>> Begin Dataset content

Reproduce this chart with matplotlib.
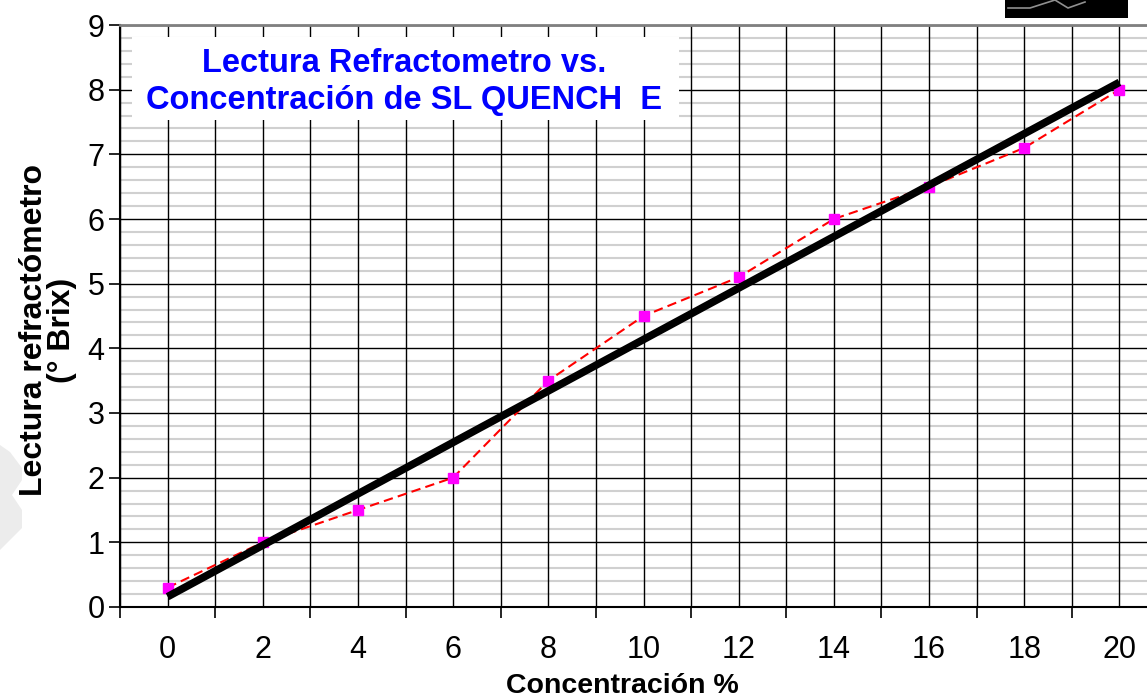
import numpy as np
import matplotlib
matplotlib.use("Agg")
import matplotlib.pyplot as plt
from matplotlib.patches import Rectangle, Polygon

plt.rcParams['font.family'] = ['Liberation Sans', 'DejaVu Sans']

# data
concentration = [0, 2, 4, 6, 8, 10, 12, 14, 16, 18, 20]
brix_reading = [0.3, 1.0, 1.5, 2.0, 3.5, 4.5, 5.1, 6.0, 6.5, 7.1, 8.0]
title_lines = ["Lectura Refractometro vs.", "Concentración de SL QUENCH  E"]
x_label = "Concentración %"
y_label = "Lectura refractómetro\n(° Brix)"

W, H = 1147, 700
fig = plt.figure(figsize=(W / 100, H / 100), dpi=100)

# axes run past the right edge of the picture, as in the original
left, right, top, bottom = 120, 1167, 25, 607
ax = fig.add_axes([left / W, (H - bottom) / H, (right - left) / W, (bottom - top) / H])
ax.set_xlim(-1, 21)
ax.set_ylim(0, 9)

# ticks and grid
ax.set_xticks(np.arange(0, 21, 2))
ax.set_xticks(np.arange(-1, 22, 2), minor=True)
ax.set_yticks(np.arange(0, 10, 1))
ax.tick_params(axis='x', which='major', length=0, pad=20, labelsize=22)
ax.tick_params(axis='x', which='minor', length=8, width=1.2, direction='out')
ax.tick_params(axis='y', which='major', length=8, width=1.2, direction='out', pad=3, labelsize=22)
ax.grid(axis='x', which='both', color='black', lw=1.0)
ax.grid(axis='y', which='major', color='black', lw=1.0)
ax.set_axisbelow(True)
# light minor lines every 0.2, kept under the black grid
minor_y = [v for v in np.arange(0.2, 9, 0.2) if abs(v - round(v)) > 1e-6]
ax.hlines(minor_y, -1, 21, colors='#d0d0d0', lw=1.5, zorder=0.3)

for s in ['left', 'bottom']:
    ax.spines[s].set_color('black')
    ax.spines[s].set_linewidth(1.5)
ax.spines['top'].set_color('#808080')
ax.spines['top'].set_linewidth(2)
ax.spines['right'].set_visible(False)

# series and its linear trend line
ax.plot(concentration, brix_reading, color='red', ls=(0, (4.5, 2.5)), lw=1.5,
        marker='s', ms=6.5, mfc='#ff00ff', mec='#ff00ff', zorder=3)
slope, intercept = np.polyfit(concentration, brix_reading, 1)
xs = np.array([concentration[0], concentration[-1]])
ax.plot(xs, slope * xs + intercept, color='black', lw=5.5, solid_capstyle='butt', zorder=4)

# title in a white box over the grid
ax.add_patch(Rectangle((-0.75, 7.53), 11.5, 1.28, fc='white', ec='none', zorder=2))
ax.text(4.97, 8.4, title_lines[0], ha='center', va='center', fontsize=23.5,
        fontweight='bold', color='#0000ff', zorder=3)
ax.text(4.97, 7.83, title_lines[1], ha='center', va='center', fontsize=23.5,
        fontweight='bold', color='#0000ff', zorder=3)

fig.text(622 / W, 1 - 693 / H, x_label, ha='center', va='baseline', fontsize=20.5, fontweight='bold')
fig.text(48 / W, 1 - 330 / H, y_label, ha='center', va='center', rotation=90,
         fontsize=23, fontweight='bold', linespacing=0.95)

# cropped logo at the top right and faint watermark on the left
fig.patches.append(Rectangle((1005 / W, 1 - 18 / H), 123 / W, 18 / H, fc='black', ec='none',
                             transform=fig.transFigure))
fig.lines.append(plt.Line2D(np.array([1008, 1030, 1055, 1068, 1085]) / W,
                            1 - np.array([8, 8, 0, 8, 2]) / H, color='#909090', lw=1.2,
                            transform=fig.transFigure))
fig.patches.append(Polygon(np.column_stack([np.array([0, 10, 22, 22, 12, 22, 22, 0]) / W,
                                            1 - np.array([445, 452, 468, 480, 495, 510, 528, 550]) / H]),
                           fc='#ececec', ec='none', transform=fig.transFigure, zorder=0))

fig.savefig("out.png", dpi=100)
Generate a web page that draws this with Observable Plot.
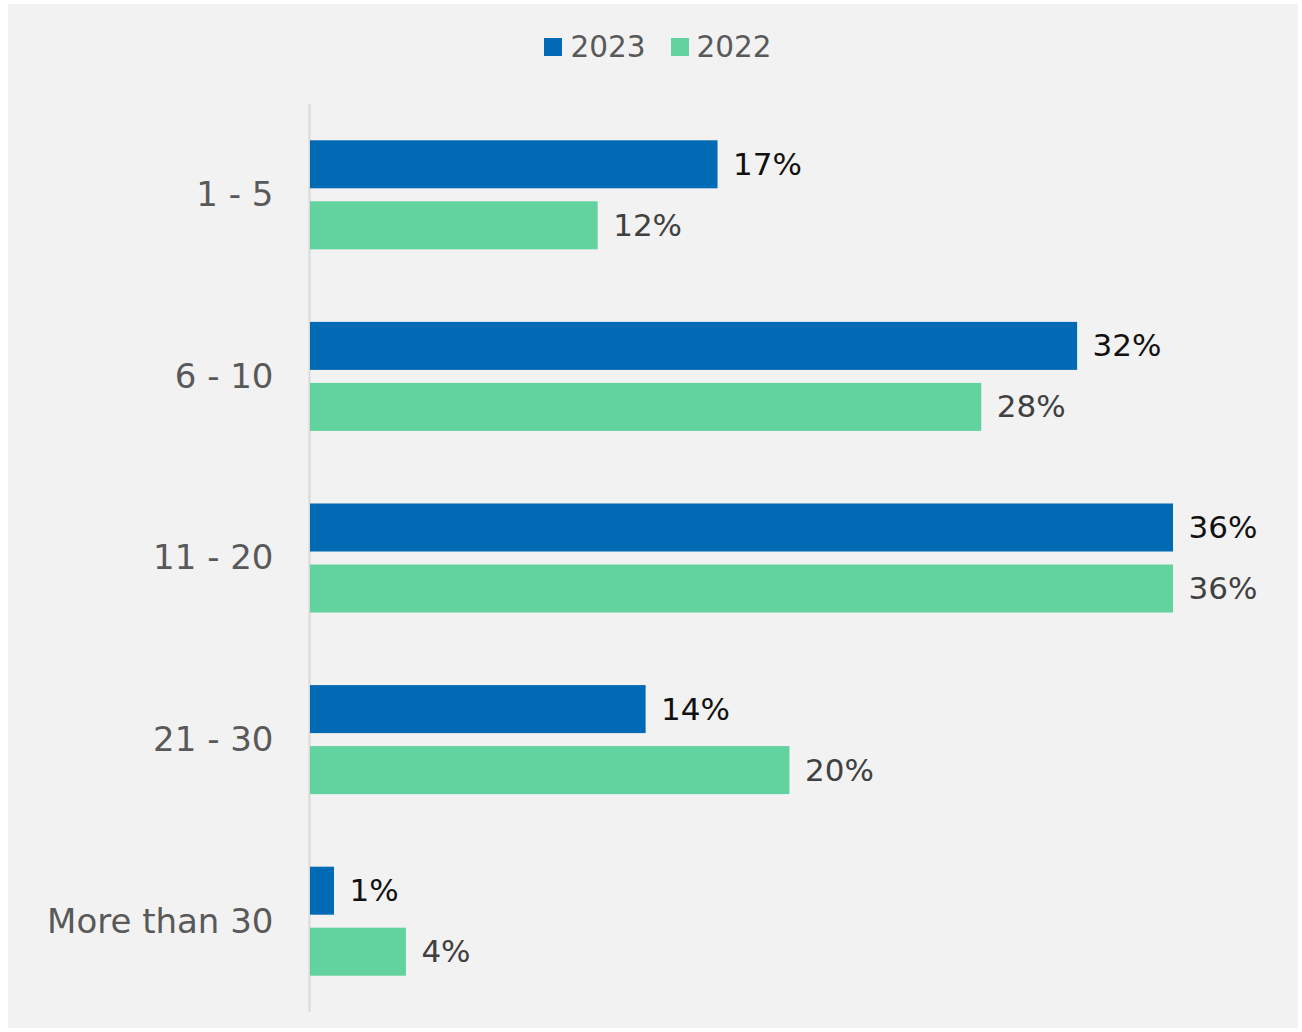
<!DOCTYPE html>
<html>
<head>
<meta charset="utf-8">
<script src="https://cdn.jsdelivr.net/npm/d3@7"></script>
<script src="https://cdn.jsdelivr.net/npm/@observablehq/plot@0.6"></script>
<style>
  html, body { margin: 0; padding: 0; background: #ffffff; }
  body { width: 1302px; height: 1032px; position: relative; overflow: hidden; font-family: "DejaVu Sans", sans-serif; }
  #panel { position: absolute; left: 8px; top: 4px; width: 1290px; height: 1024px; background: #f2f2f2; }
  #legend { height: 90px; display: flex; justify-content: center; align-items: flex-start; padding-top: 26px; padding-left: 10px; box-sizing: border-box; gap: 25px; font-size: 29.5px; color: #595959; }
  #legend .item { display: flex; align-items: center; gap: 8px; line-height: 34px; }
  #legend .sw { width: 18px; height: 18px; display: inline-block; }
</style>
</head>
<body>
<div id="panel">
  <div id="legend"></div>
  <div id="chart"></div>
</div>
<script>
const categories = ["1 - 5", "6 - 10", "11 - 20", "21 - 30", "More than 30"];
const series = ["2023", "2022"];
const values2023 = [17, 32, 36, 14, 1];
const values2022 = [12, 28, 36, 20, 4];
const colors = {"2023": "#006ab4", "2022": "#62d29e"};
const labelColors = {"2023": "#111111", "2022": "#404040"};

const data = [];
categories.forEach((c, i) => {
  data.push({category: c, year: "2023", value: values2023[i]});
  data.push({category: c, year: "2022", value: values2022[i]});
});

const legend = document.getElementById("legend");
series.forEach(s => {
  const it = document.createElement("div");
  it.className = "item";
  const sw = document.createElement("span");
  sw.className = "sw";
  sw.style.background = colors[s];
  const tx = document.createElement("span");
  tx.textContent = s;
  it.appendChild(sw); it.appendChild(tx);
  legend.appendChild(it);
});

const chart = Plot.plot({
  width: 1290,
  height: 934,
  marginLeft: 302,
  marginRight: 125,
  marginTop: 10,
  marginBottom: 16,
  style: {background: "transparent", fontFamily: "DejaVu Sans, sans-serif", fontSize: "34px", color: "#595959", overflow: "visible"},
  x: {domain: [0, 36], axis: null},
  fy: {domain: categories, padding: 0, round: false, label: null, axis: null},
  y: {domain: series, paddingInner: 0.213, paddingOuter: 0.595, round: false, axis: null},
  color: {domain: series, range: series.map(s => colors[s])},
  marks: [
    Plot.axisFy({anchor: "left", tickSize: 0, tickPadding: 37, label: null, fontSize: 34, fill: "#595959"}),
    Plot.ruleX([0], {stroke: "#d9d9d9", strokeWidth: 2, dx: -1}),
    Plot.barX(data, {fy: "category", y: "year", x: "value", fill: d => colors[d.year]}),
    Plot.text(data, {fy: "category", y: "year", x: "value", text: d => d.value + "%", textAnchor: "start", dx: 15, fill: d => labelColors[d.year], fontSize: 31})
  ]
});
document.getElementById("chart").appendChild(chart);
</script>
</body>
</html>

>> End Dataset content

Omit every picture, and please return the entries exactly from the first line through the line with "ax.set_ylim(0, 9)", both included.

## Full response
Reproduce this chart with matplotlib.
import numpy as np
import matplotlib
matplotlib.use("Agg")
import matplotlib.pyplot as plt
from matplotlib.patches import Rectangle, Polygon

plt.rcParams['font.family'] = ['Liberation Sans', 'DejaVu Sans']

# data
concentration = [0, 2, 4, 6, 8, 10, 12, 14, 16, 18, 20]
brix_reading = [0.3, 1.0, 1.5, 2.0, 3.5, 4.5, 5.1, 6.0, 6.5, 7.1, 8.0]
title_lines = ["Lectura Refractometro vs.", "Concentración de SL QUENCH  E"]
x_label = "Concentración %"
y_label = "Lectura refractómetro\n(° Brix)"

W, H = 1147, 700
fig = plt.figure(figsize=(W / 100, H / 100), dpi=100)

# axes run past the right edge of the picture, as in the original
left, right, top, bottom = 120, 1167, 25, 607
ax = fig.add_axes([left / W, (H - bottom) / H, (right - left) / W, (bottom - top) / H])
ax.set_xlim(-1, 21)
ax.set_ylim(0, 9)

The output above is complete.